On to the third shelf. Things are starting to get really interesting here, not surprisingly as this looks like a shelf that Lortag can easily reach. As well as a small telescope and various other bits of paraphernalia and untitled books, we have, from left to right:
  • possibly volume V of something with a sun symbol on the spine
  • volumes II and III of something with a fleur-de-lis symbol on the spine
  • Jackson
  • Jes
  • Balykoth
  • Malkuth
  • Voloder (?)
and two others at the right-hand end which have illegible or obscured titles. Jackson may be the Kakhabadian name for the Trickster God, revered by many in those chaotic lands. Jes and Voloder are obscure, but Balykoth and Malkuth are very interesting. Although I can't find a source for Balykoth (though it's the kind of word that looks like it has one in the real world), it is similar to Balkoth, the name of an arch-demon in the Lords of Magic PC game, and Balchoth, a term created by Tolkien for a race of eastern barbarians. Whatever its origin (do let me know if you have any ideas), it has a diabolical look to it. Malkuth (Hebrew מלכות, meaning 'kingdom') is named after one of the attributes of the Kabbalah tradition. All very esoteric!

On the fourth shelf, we have a strange collection of stuff:
  • Garibo[...] (?)
  • Khare
  • Dwarf Hymns
  • Syn 1
Hmm. Garibo[...], if that is what it is, is partially obscured by Lortag himself. Khare (there may be an acute accent floating to the top right of the e) is obviously about Lortag's home city. Dwarf Hymns hardly seems like fascinating reading, though Syn 1 looks more promising.

The remaining shelves are mostly obscured by Lortag, but on the fifth shelf we have:
  • Blanche Vol I
  • Unlife Vol III
  • Ions
  • Bezelgue (?)
  • Mogibell
Blanche Vol I appears to refer to an obscure (but obviously prolific) Kakhabadian artist from the mid 280s After Chaos. Unlife Vol III adds to our growing suspicion that there's a darker side to Lortag. Ions hints at a fascination with atomic physics, which is somewhat unexpected in a medieval fantasy world. Bezelgue (if that's what it is) and Mogibell are rather more obscure; the former looks like a French surname, the latter like it could be a book about cute cats to me.

Nothing can be made out on the sixth and seventh shelves, but on the eighth, unfortunately partially obscured not only by Lortag but also but his table, we have:
  • Slee[...]
  • D. McFa[...]
Not much to go on there.
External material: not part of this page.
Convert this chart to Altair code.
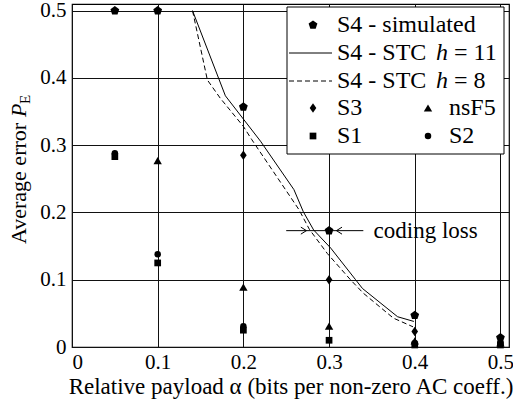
import altair as alt
import pandas as pd

FONT = "'Liberation Serif', 'Times New Roman', 'DejaVu Serif', serif"

# ---- data ----
alpha_sim = [0.05, 0.1, 0.2, 0.3, 0.4, 0.5]
pe_sim = [0.5, 0.5, 0.357, 0.173, 0.047, 0.014]
alpha_s3 = [0.2, 0.3, 0.4, 0.5]
pe_s3 = [0.285, 0.1, 0.023, 0.008]
alpha_nsf5 = [0.1, 0.2, 0.3, 0.4, 0.5]
pe_nsf5 = [0.277, 0.089, 0.031, 0.009, 0.006]
alpha_s1 = [0.05, 0.1, 0.2, 0.3, 0.4, 0.5]
pe_s1 = [0.283, 0.125, 0.025, 0.01, 0.003, 0.003]
alpha_s2 = [0.05, 0.1, 0.2, 0.4, 0.5]
pe_s2 = [0.288, 0.138, 0.031, 0.006, 0.005]
alpha_h11 = [0.1407, 0.179, 0.22, 0.259, 0.27, 0.282, 0.302, 0.331, 0.339, 0.38, 0.399]
pe_h11 = [0.5, 0.3735, 0.306, 0.234, 0.201, 0.174, 0.147, 0.10, 0.087, 0.045, 0.038]
alpha_h8 = [0.1407, 0.158, 0.173, 0.2, 0.21, 0.265, 0.277, 0.298, 0.325, 0.34, 0.375, 0.398]
pe_h8 = [0.5, 0.397, 0.37, 0.328, 0.308, 0.204, 0.175, 0.139, 0.1, 0.08, 0.043, 0.03]

# annotation "coding loss"
loss_line_x = [0.25, 0.34]
loss_y = 0.173
arrow_right_x = 0.2736
arrow_left_x = 0.3086
loss_text_x = 0.352

tick_vals = [0, 0.1, 0.2, 0.3, 0.4, 0.5]

PENTAGON = "M0,-1 L0.951,-0.309 L0.588,0.809 L-0.588,0.809 L-0.951,-0.309 Z"
DIAMOND = "M0,-1 L0.7,0 L0,1 L-0.7,0 Z"
CHEV_R = "M-1.6,-1 L0,0 L-1.6,1"
CHEV_L = "M1.6,-1 L0,0 L1.6,1"

W, H = 437, 343
xs = alt.Scale(domain=[0, 0.51], nice=False, zero=False)
ys = alt.Scale(domain=[0, 0.51], nice=False, zero=False)

def df(a, p):
    return pd.DataFrame({"alpha": a, "pe": p})

X = alt.X("alpha:Q", scale=xs,
          axis=alt.Axis(values=tick_vals, title="Relative payload α (bits per non-zero AC coeff.)",
                        labelExpr="datum.value == 0 ? '0' : format(datum.value, '.1f')"))
Y = alt.Y("pe:Q", scale=ys,
          axis=alt.Axis(values=tick_vals, title=None,
                        labelExpr="datum.value == 0 ? '0' : format(datum.value, '.1f')"))

def pts(a, p, shape, size):
    return alt.Chart(df(a, p)).mark_point(shape=shape, size=size, filled=True,
                                          color="black", opacity=1).encode(x=X, y=Y)

line11 = alt.Chart(df(alpha_h11, pe_h11)).mark_line(color="black", strokeWidth=1).encode(x=X, y=Y)
line8 = alt.Chart(df(alpha_h8, pe_h8)).mark_line(color="black", strokeWidth=1,
                                                 strokeDash=[5, 3]).encode(x=X, y=Y)

s1 = pts(alpha_s1, pe_s1, "square", 45)
s2 = pts(alpha_s2, pe_s2, "circle", 42)
nsf5 = pts(alpha_nsf5, pe_nsf5, "triangle-up", 70)
s3 = pts(alpha_s3, pe_s3, DIAMOND, 90)
sim = pts(alpha_sim, pe_sim, PENTAGON, 85)

loss_df = pd.DataFrame({"alpha": [loss_line_x[0]], "alpha2": [loss_line_x[1]], "pe": [loss_y]})
loss_rule = alt.Chart(loss_df).mark_rule(color="black", strokeWidth=1).encode(
    x=X, x2="alpha2:Q", y=Y)
arr_r = alt.Chart(df([arrow_right_x], [loss_y])).mark_point(
    shape=CHEV_R, size=49, filled=False, color="black", strokeWidth=1, opacity=1).encode(x=X, y=Y)
arr_l = alt.Chart(df([arrow_left_x], [loss_y])).mark_point(
    shape=CHEV_L, size=49, filled=False, color="black", strokeWidth=1, opacity=1).encode(x=X, y=Y)
loss_txt = alt.Chart(pd.DataFrame({"alpha": [loss_text_x], "pe": [loss_y], "t": ["coding loss"]})).mark_text(
    align="left", baseline="middle", font=FONT, fontSize=23, color="black").encode(x=X, y=Y, text="t:N")

# ---- manual legend (pixel positions relative to plot area) ----
one = pd.DataFrame({"k": [0]})
leg_box = alt.Chart(one).mark_rect(fill="white", stroke="black", strokeWidth=1).encode(
    x=alt.value(215), x2=alt.value(432), y=alt.value(3), y2=alt.value(150))

def leg_sym(x, y, shape, size):
    return alt.Chart(one).mark_point(shape=shape, size=size, filled=True, color="black", opacity=1).encode(
        x=alt.value(x), y=alt.value(y))

def leg_txt(x, y, t, italic=False, size=24):
    return alt.Chart(pd.DataFrame({"t": [t]})).mark_text(
        align="left", baseline="middle", font=FONT, fontSize=size, color="black",
        fontStyle="italic" if italic else "normal").encode(x=alt.value(x), y=alt.value(y), text="t:N")

r1, r2, r3, r4, r5 = 21, 49, 77, 104, 132
legend = [
    leg_box,
    leg_sym(241, r1, PENTAGON, 85), leg_txt(265, r1, "S4 - simulated"),
    alt.Chart(one).mark_rule(color="black", strokeWidth=1).encode(
        x=alt.value(217), x2=alt.value(260), y=alt.value(r2)),
    leg_txt(265, r2, "S4 - STC"), leg_txt(364, r2, "h", italic=True), leg_txt(382, r2, "= 11"),
    alt.Chart(one).mark_rule(color="black", strokeWidth=1, strokeDash=[5, 3]).encode(
        x=alt.value(217), x2=alt.value(260), y=alt.value(r3)),
    leg_txt(265, r3, "S4 - STC"), leg_txt(364, r3, "h", italic=True), leg_txt(382, r3, "= 8"),
    leg_sym(241, r4, DIAMOND, 90), leg_txt(265, r4, "S3"),
    leg_sym(356, r4, "triangle-up", 70), leg_txt(377, r4, "nsF5"),
    leg_sym(241, r5, "square", 45), leg_txt(265, r5, "S1"),
    leg_sym(356, r5, "circle", 42), leg_txt(377, r5, "S2"),
]

# ---- y axis title in pieces (italic P, subscript E) ----
def ytxt(x, y, t, italic=False, size=22):
    return alt.Chart(pd.DataFrame({"t": [t]})).mark_text(
        align="left", baseline="alphabetic", angle=270, font=FONT, fontSize=size, color="black",
        fontStyle="italic" if italic else "normal").encode(x=alt.value(x), y=alt.value(y), text="t:N")

ytitle = [
    ytxt(-46, 240, "Average error"),
    ytxt(-46, 113, "P", italic=True),
    ytxt(-42, 100, "E", size=15),
]

chart = alt.layer(
    line8, line11, loss_rule, arr_r, arr_l, loss_txt,
    s1, s2, nsf5, s3, sim,
    *legend, *ytitle
).properties(
    width=W, height=H,
    autosize="none",
    padding={"left": 72, "top": 4, "right": 4, "bottom": 60},
).configure_view(
    stroke="black", strokeWidth=1.2
).configure_axis(
    grid=True, gridColor="#111", gridWidth=1, gridOpacity=1,
    domain=False, ticks=False,
    labelFont=FONT, labelFontSize=21, labelColor="black",
    titleFont=FONT, titleFontSize=23, titleFontWeight="normal", titleColor="black",
).configure_axisX(labelPadding=4, titlePadding=3
).configure_axisY(labelPadding=6)

chart.save("out.html", embed_options={"renderer": "svg", "actions": False})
I initially thought D. McFa[...] might be MCFA (which looks like it might refer to Middlesex County Football Association), but that requires us to ignore the D. and the small size of the c.

So there we have it. Lortag might look and act like a mild-mannered old gentleman, but his library gives us an insight into what's going on behind his calm exterior. He's definitely into some weird, indeed disturbing, stuff, as we might expect from a scholar in the Verminpit of Kakhabad. He also has a penchant for role-playing and fantasy fiction, whilst in his quieter moments he enjoys singing Dwarf hymns and reading about cute kittens.

If you happen to have any other ideas about any of these weird and wonderful books titles, do let me know!


  1. Ahh, great stuff!

    Blanche Vol I -- could be a study of colors (starting with white);

    Bezelgue -- could be a name for the demon Belzebu. Like the name of the cultist of it;

    volumes II and III of something with a fleur-de-lis symbol on the spine -- surely books about the crest symbols of a noble house.

    White Dwarf 1-30 (or 1-36) --- I do envy him now.


    1. Is there a connection between Beelzebub and Bezelgue? That would be interesting!

  2. Is it possible to read that "D. McFa[...]" as something like "Donald McFarland" or a similar name (Donahue McFarlane)? As far as you know, has a name like that something related with John Blanche?

    1. Sounds possible, but I think we'd need John Blanche to explain, assuming he remembers!

  3. Replies
    1. Do tell more! I don't know anything about him or his possible connections with Blanche.

  4. I don't know anything apart from his games industry connection. Google him and you might find something I didn't.

  5. Voloder? Voloidon Carsak - who mapped the Cities of the Snake people?

    Jes? Jes Goodwin, Games workshop sculptor? Not sure about the dates, though.